21 de abril une coisas diferentes. Dois dias para trás, nos idos de 1882, nasce Getúlio Vargas, o político brasileiro; dois para frente, mas quinze anos depois, Pixinguinha, o inconteste brasileiro.
Em 1792, Tiradentes foi enforcado publicamente, esquartejado e enterrado como indigente. Verdadeiro precursor da República, o alferes Joaquim José da Silva Xavier tornou-se um mártir da independência do Brasil. Adeus, monarquia.
168 anos depois, em 1960, Brasília surge do meio do cerrado, como um ato deliberado de posse. Disse seu construtor aos desconfiados: “no dia 21 de abril colocarei minha bagagem num automóvel e quem quiser que me acompanhe”. Claro, todos acompanharam JK. Esplêndida, construída em chocantes 3 anos e 6 meses. Foi a nossa marcha para o oeste.
Os detratores udenistas de ontem e os reacionários de hoje a chamam de “extravagância”, “loucura” ou “elefante branco”. Esquecem-se, coitados, de que Brasília significou antes de tudo um projeto de integração nacional para que os brasileiros enfim se apossassem de seu próprio território. Com ela, o Brasil foi rasgado de cima abaixo por rodovias, ferrovias, portos, aeroportos, hidrelétricas. Prova maior da nossa capacidade, a Capital da Esperança tornou-se patrimônio cultural da humanidade em 1987. Adeus, complexo de inferioridade.
Dois anos depois, a 21 de abril de 1962, inaugura-se o campus da UnB, a primeira universidade brasileira criada especificamente para pensar o Brasil como tema e problema. Filha de Darcy Ribeiro na pele de político e educador, a missão da UnB foi por ele assim definida: “O Brasil não pode passar sem uma universidade que tenha o inteiro domínio do saber humano e que o cultive não como um ato de fruição erudita ou de vaidade acadêmica, mas com o objetivo de, montada nesse saber, pensar o Brasil como problema. Esta é tarefa da Universidade de Brasília. Para isso ela foi concebida e criada. Este é o desafio que hoje, agora e sempre ela enfrentará”. Adeus, educação paulista.

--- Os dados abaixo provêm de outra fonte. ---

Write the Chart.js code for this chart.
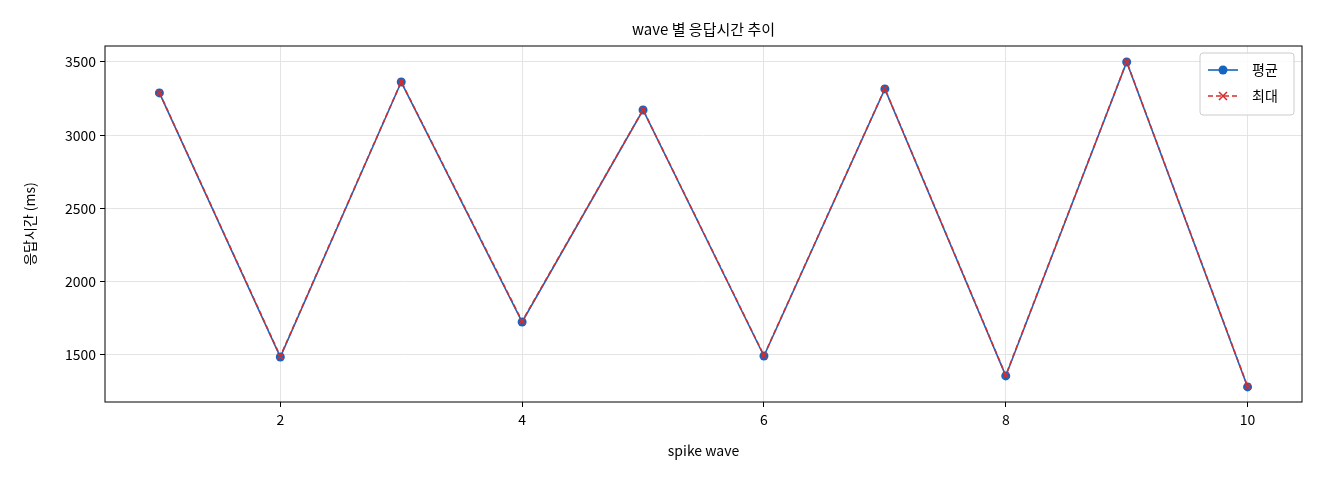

Dez anos antes, em 21 de abril de 1952, o mesmo Darcy Ribeiro, dessa vez vestido de etnólogo, “vivendo meses no meio de bugres”, comenta em carta com um amigo de infância sobre o papel dos índios na cultura brasileira: “Primeiro lhe digo que os índios são gente que nem nós; segundo, que me ensinam mais sobre nós próprios que sobre si mesmos. Terceiro, o quê? Bem, as experiências humanas que vivo: imagine, um peixe fora d’água, seu espanto ao descobrir que há atmosfera. Esse o meu caso, depois de meses entre índios, como quando começava a encontrar, a sentir a força espantosa disso que chamam cultura”. Adeus, intelectuais descompromissados.
21 de abril também marca a morte de Nina Simone, em 2003. Ao lado de Malcolm X, Martin Luther King Jr. e tantos outros, instrumentalizava a arte para fazer política. Suas canções não funcionavam como “música de fundo” de um movimento político; ao contrário, Mississippi Goddamn, Young Gifted and Black, e I Wish I Knew How It Would Feel to Be Free (mas também My Baby Just Cares for Me e I Put a Spell on You) determinavam sentidos, constituíam significados profundos, enfim, organizavam a ação. “Como ser um artista e não refletir sobre os tempos? Essa, para mim, é a definição de um artista”. Adeus, reacionários e isentões.
Há dois anos saía um artigo de Conti sobre a turnê “Caravanas”, de Chico. De lá pra cá, a “gente ordeira e virtuosa”, que “bate” e “mata” os “estranhos suburbanos tipo muçulmanos do Jacarezinho”, ganhou um novo aliado: a flexibilização do distanciamento social para enfrentar o coronavírus será mais eficaz para a matança do que o apelo “pra polícia despachar de volta o populacho pra favela ou pra Benguela, ou pra Guiné”. Nada de novo. Desde a fundação, o país vem gastando gente aos milhões.
Não à toa, Paratodos fecha o show. Aquela em que o poeta ostenta, orgulhoso, o inconteste Pixinguinha, o maestro soberano Tom Jobim, João Gilberto e, após louvar todos os outros grandes nomes da nossa música, arremata: “Vou na estrada há muitos anos, sou um artista brasileiro”. Adeus, mediocridade.
21 de abril de 2020. O que esse devaneio meio cabalístico meio histórico de personagens tem a oferecer? Evidentemente nada… ou originalmente tudo: estamos na estrada há muitos anos – e, como diz Maiakovski, o mar da história é agitado. Tosco e hiperreacionário, o atual governo nada tem a oferecer ao país. Adeus, Bolsonaro.